Your objective: Skip any picture you find and retype all the remaining lines exactly.
── Available data
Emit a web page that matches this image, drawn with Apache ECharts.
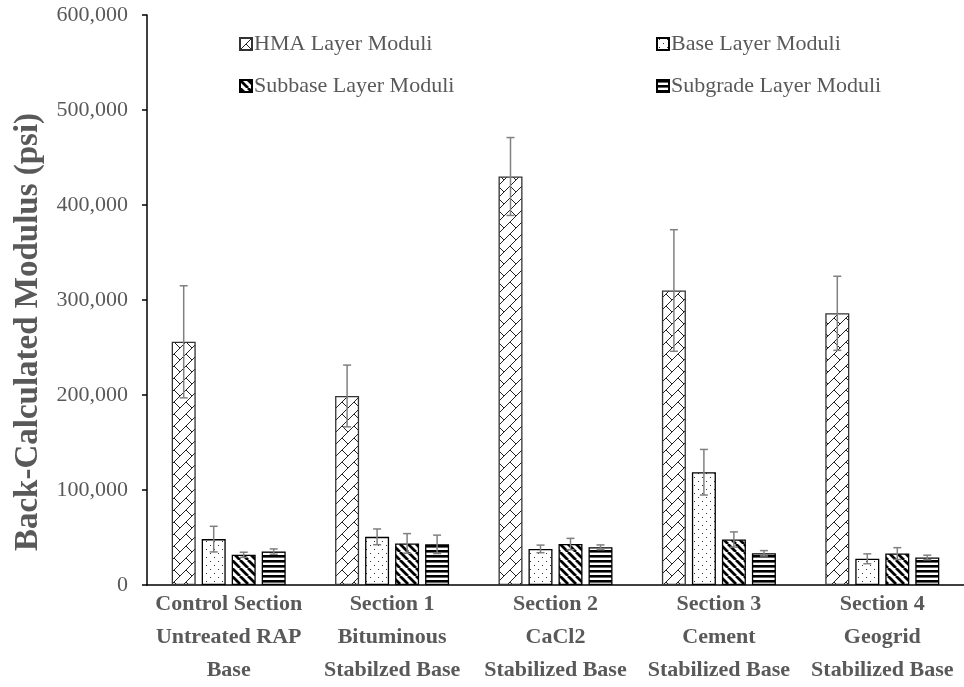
<!DOCTYPE html>
<html>
<head>
<meta charset="utf-8">
<script src="https://cdn.jsdelivr.net/npm/echarts@6/dist/echarts.min.js"></script>
<style>
html,body{margin:0;padding:0;background:#fff;}
#chart{width:964px;height:687px;}
</style>
</head>
<body>
<div id="chart"></div>
<script>
// ---- data ----
const categories = [
  'Control Section\nUntreated RAP\nBase',
  'Section 1\nBituminous\nStabilzed Base',
  'Section 2\nCaCl2\nStabilized Base',
  'Section 3\nCement\nStabilized Base',
  'Section 4\nGeogrid\nStabilized Base'
];
const seriesNames = ['HMA Layer Moduli', 'Base Layer Moduli', 'Subbase Layer Moduli', 'Subgrade Layer Moduli'];
const hmaValues      = [256000, 199000, 430000, 310000, 286000];
const hmaErrors      = [59000, 32500, 41000, 64000, 39000];
const baseValues     = [48300, 50700, 38000, 118700, 27600];
const baseErrors     = [13500, 8300, 4000, 24000, 5200];
const subbaseValues  = [31800, 43800, 43100, 47900, 33100];
const subbaseErrors  = [2700, 10300, 6000, 8000, 6200];
const subgradeValues = [35200, 42800, 39700, 33400, 29000];
const subgradeErrors = [2800, 9700, 2500, 2800, 2400];
const yTicks = [0, 100000, 200000, 300000, 400000, 500000, 600000];

// ---- patterns ----
function tile(w, h, draw) {
  const c = document.createElement('canvas');
  c.width = w; c.height = h;
  const ctx = c.getContext('2d');
  ctx.fillStyle = '#fff';
  ctx.fillRect(0, 0, w, h);
  draw(ctx);
  return c;
}
const brick = tile(12, 12, ctx => {
  ctx.strokeStyle = '#222'; ctx.lineWidth = 1;
  ctx.beginPath();
  ctx.moveTo(0, 12); ctx.lineTo(12, 0);
  ctx.moveTo(6, 6); ctx.lineTo(12, 12);
  ctx.stroke();
});
const dots = tile(8, 8, ctx => {
  ctx.fillStyle = '#333';
  ctx.fillRect(2, 1, 1, 1);
  ctx.fillRect(6, 5, 1, 1);
});
const diag = tile(8, 8, ctx => {
  ctx.strokeStyle = '#000'; ctx.lineWidth = 2.8;
  ctx.beginPath();
  for (const k of [-8, 0, 8]) { ctx.moveTo(k, 0); ctx.lineTo(k + 8, 8); }
  ctx.moveTo(-1, -1); ctx.lineTo(9, 9);
  ctx.stroke();
});
const horiz = tile(4, 5, ctx => {
  ctx.fillStyle = '#000';
  ctx.fillRect(0, 0, 4, 2.6);
});
const patterns = [brick, dots, diag, horiz].map(c => ({ image: c, repeat: 'repeat' }));

const valueSets = [hmaValues, baseValues, subbaseValues, subgradeValues];
const errorSets = [hmaErrors, baseErrors, subbaseErrors, subgradeErrors];

const BAR_W = 24, BAR_GAP = 6;
const offsets = [-1.5, -0.5, 0.5, 1.5].map(k => k * (BAR_W + BAR_GAP));

const serif = "'Liberation Serif', 'Times New Roman', serif";
const grey = '#595959';

const series = [];
seriesNames.forEach((name, i) => {
  series.push({
    name: name,
    type: 'bar',
    barWidth: BAR_W,
    barGap: (BAR_GAP / BAR_W * 100) + '%',
    data: valueSets[i],
    itemStyle: { color: patterns[i], borderColor: i === 0 ? '#333' : '#000', borderWidth: 1.3 },
    emphasis: { disabled: true },
    z: 2
  });
});
seriesNames.forEach((name, i) => {
  series.push({
    name: name + ' error',
    type: 'custom',
    z: 5,
    silent: true,
    data: valueSets[i].map((v, j) => [j, v, errorSets[i][j]]),
    encode: { x: 0, y: 1 },
    renderItem: function (params, api) {
      const x = api.value(0), v = api.value(1), e = api.value(2);
      const hi = api.coord([x, v + e]);
      const lo = api.coord([x, Math.max(0, v - e)]);
      const cx = hi[0] + offsets[i];
      const st = { stroke: '#808080', lineWidth: 1.5 };
      return {
        type: 'group',
        children: [
          { type: 'line', shape: { x1: cx, y1: hi[1], x2: cx, y2: lo[1] }, style: st },
          { type: 'line', shape: { x1: cx - 4, y1: hi[1], x2: cx + 4, y2: hi[1] }, style: st },
          { type: 'line', shape: { x1: cx - 4, y1: lo[1], x2: cx + 4, y2: lo[1] }, style: st }
        ]
      };
    }
  });
});

function legendAt(name, left, top) {
  return {
    data: [name],
    left: left, top: top,
    itemWidth: 12, itemHeight: 12,
    itemGap: 0,
    selectedMode: false,
    icon: 'rect',
    textStyle: { fontFamily: serif, fontSize: 22, lineHeight: 26, color: grey, padding: [0, 0, 0, -3] }
  };
}

const chart = echarts.init(document.getElementById('chart'), null, { renderer: 'canvas' });
chart.setOption({
  animation: false,
  backgroundColor: '#fff',
  grid: { left: 147, top: 15, width: 830, height: 579, containLabel: false },
  legend: [
    legendAt(seriesNames[0], 234, 26),
    legendAt(seriesNames[1], 651, 26),
    legendAt(seriesNames[2], 234, 68),
    legendAt(seriesNames[3], 651, 68)
  ],
  xAxis: {
    type: 'category',
    data: categories,
    axisLine: { lineStyle: { color: '#000', width: 1.5 } },
    axisTick: { show: false },
    axisLabel: {
      interval: 0, fontFamily: serif, fontWeight: 'bold', fontSize: 22,
      color: grey, lineHeight: 33, margin: 3
    }
  },
  yAxis: {
    type: 'value',
    min: yTicks[0], max: yTicks[yTicks.length - 1], interval: yTicks[1] - yTicks[0],
    axisLine: { show: true, lineStyle: { color: '#000', width: 1.5 } },
    axisTick: { show: true, length: 5, lineStyle: { color: '#000', width: 1.5 } },
    splitLine: { show: false },
    axisLabel: {
      fontFamily: serif, fontSize: 22, color: grey, margin: 19,
      formatter: v => v.toLocaleString('en-US')
    }
  },
  graphic: [{
    type: 'text',
    x: 28, y: 332,
    rotation: Math.PI / 2,
    style: {
      text: 'Back-Calculated Modulus (psi)',
      fontFamily: serif, fontWeight: 'bold', fontSize: 33, fill: grey,
      align: 'center', verticalAlign: 'middle'
    }
  }],
  series: series
});
</script>
</body>
</html>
────
Full solution:
Emit a web page that matches this image, drawn with Apache ECharts.
<!DOCTYPE html>
<html>
<head>
<meta charset="utf-8">
<script src="https://cdn.jsdelivr.net/npm/echarts@6/dist/echarts.min.js"></script>
<style>
html,body{margin:0;padding:0;background:#fff;}
#chart{width:964px;height:687px;}
</style>
</head>
<body>
<div id="chart"></div>
<script>
// ---- data ----
const categories = [
  'Control Section\nUntreated RAP\nBase',
  'Section 1\nBituminous\nStabilzed Base',
  'Section 2\nCaCl2\nStabilized Base',
  'Section 3\nCement\nStabilized Base',
  'Section 4\nGeogrid\nStabilized Base'
];
const seriesNames = ['HMA Layer Moduli', 'Base Layer Moduli', 'Subbase Layer Moduli', 'Subgrade Layer Moduli'];
const hmaValues      = [256000, 199000, 430000, 310000, 286000];
const hmaErrors      = [59000, 32500, 41000, 64000, 39000];
const baseValues     = [48300, 50700, 38000, 118700, 27600];
const baseErrors     = [13500, 8300, 4000, 24000, 5200];
const subbaseValues  = [31800, 43800, 43100, 47900, 33100];
const subbaseErrors  = [2700, 10300, 6000, 8000, 6200];
const subgradeValues = [35200, 42800, 39700, 33400, 29000];
const subgradeErrors = [2800, 9700, 2500, 2800, 2400];
const yTicks = [0, 100000, 200000, 300000, 400000, 500000, 600000];

// ---- patterns ----
function tile(w, h, draw) {
  const c = document.createElement('canvas');
  c.width = w; c.height = h;
  const ctx = c.getContext('2d');
  ctx.fillStyle = '#fff';
  ctx.fillRect(0, 0, w, h);
  draw(ctx);
  return c;
}
const brick = tile(12, 12, ctx => {
  ctx.strokeStyle = '#222'; ctx.lineWidth = 1;
  ctx.beginPath();
  ctx.moveTo(0, 12); ctx.lineTo(12, 0);
  ctx.moveTo(6, 6); ctx.lineTo(12, 12);
  ctx.stroke();
});
const dots = tile(8, 8, ctx => {
  ctx.fillStyle = '#333';
  ctx.fillRect(2, 1, 1, 1);
  ctx.fillRect(6, 5, 1, 1);
});
const diag = tile(8, 8, ctx => {
  ctx.strokeStyle = '#000'; ctx.lineWidth = 2.8;
  ctx.beginPath();
  for (const k of [-8, 0, 8]) { ctx.moveTo(k, 0); ctx.lineTo(k + 8, 8); }
  ctx.moveTo(-1, -1); ctx.lineTo(9, 9);
  ctx.stroke();
});
const horiz = tile(4, 5, ctx => {
  ctx.fillStyle = '#000';
  ctx.fillRect(0, 0, 4, 2.6);
});
const patterns = [brick, dots, diag, horiz].map(c => ({ image: c, repeat: 'repeat' }));

const valueSets = [hmaValues, baseValues, subbaseValues, subgradeValues];
const errorSets = [hmaErrors, baseErrors, subbaseErrors, subgradeErrors];

const BAR_W = 24, BAR_GAP = 6;
const offsets = [-1.5, -0.5, 0.5, 1.5].map(k => k * (BAR_W + BAR_GAP));

const serif = "'Liberation Serif', 'Times New Roman', serif";
const grey = '#595959';

const series = [];
seriesNames.forEach((name, i) => {
  series.push({
    name: name,
    type: 'bar',
    barWidth: BAR_W,
    barGap: (BAR_GAP / BAR_W * 100) + '%',
    data: valueSets[i],
    itemStyle: { color: patterns[i], borderColor: i === 0 ? '#333' : '#000', borderWidth: 1.3 },
    emphasis: { disabled: true },
    z: 2
  });
});
seriesNames.forEach((name, i) => {
  series.push({
    name: name + ' error',
    type: 'custom',
    z: 5,
    silent: true,
    data: valueSets[i].map((v, j) => [j, v, errorSets[i][j]]),
    encode: { x: 0, y: 1 },
    renderItem: function (params, api) {
      const x = api.value(0), v = api.value(1), e = api.value(2);
      const hi = api.coord([x, v + e]);
      const lo = api.coord([x, Math.max(0, v - e)]);
      const cx = hi[0] + offsets[i];
      const st = { stroke: '#808080', lineWidth: 1.5 };
      return {
        type: 'group',
        children: [
          { type: 'line', shape: { x1: cx, y1: hi[1], x2: cx, y2: lo[1] }, style: st },
          { type: 'line', shape: { x1: cx - 4, y1: hi[1], x2: cx + 4, y2: hi[1] }, style: st },
          { type: 'line', shape: { x1: cx - 4, y1: lo[1], x2: cx + 4, y2: lo[1] }, style: st }
        ]
      };
    }
  });
});

function legendAt(name, left, top) {
  return {
    data: [name],
    left: left, top: top,
    itemWidth: 12, itemHeight: 12,
    itemGap: 0,
    selectedMode: false,
    icon: 'rect',
    textStyle: { fontFamily: serif, fontSize: 22, lineHeight: 26, color: grey, padding: [0, 0, 0, -3] }
  };
}

const chart = echarts.init(document.getElementById('chart'), null, { renderer: 'canvas' });
chart.setOption({
  animation: false,
  backgroundColor: '#fff',
  grid: { left: 147, top: 15, width: 830, height: 579, containLabel: false },
  legend: [
    legendAt(seriesNames[0], 234, 26),
    legendAt(seriesNames[1], 651, 26),
    legendAt(seriesNames[2], 234, 68),
    legendAt(seriesNames[3], 651, 68)
  ],
  xAxis: {
    type: 'category',
    data: categories,
    axisLine: { lineStyle: { color: '#000', width: 1.5 } },
    axisTick: { show: false },
    axisLabel: {
      interval: 0, fontFamily: serif, fontWeight: 'bold', fontSize: 22,
      color: grey, lineHeight: 33, margin: 3
    }
  },
  yAxis: {
    type: 'value',
    min: yTicks[0], max: yTicks[yTicks.length - 1], interval: yTicks[1] - yTicks[0],
    axisLine: { show: true, lineStyle: { color: '#000', width: 1.5 } },
    axisTick: { show: true, length: 5, lineStyle: { color: '#000', width: 1.5 } },
    splitLine: { show: false },
    axisLabel: {
      fontFamily: serif, fontSize: 22, color: grey, margin: 19,
      formatter: v => v.toLocaleString('en-US')
    }
  },
  graphic: [{
    type: 'text',
    x: 28, y: 332,
    rotation: Math.PI / 2,
    style: {
      text: 'Back-Calculated Modulus (psi)',
      fontFamily: serif, fontWeight: 'bold', fontSize: 33, fill: grey,
      align: 'center', verticalAlign: 'middle'
    }
  }],
  series: series
});
</script>
</body>
</html>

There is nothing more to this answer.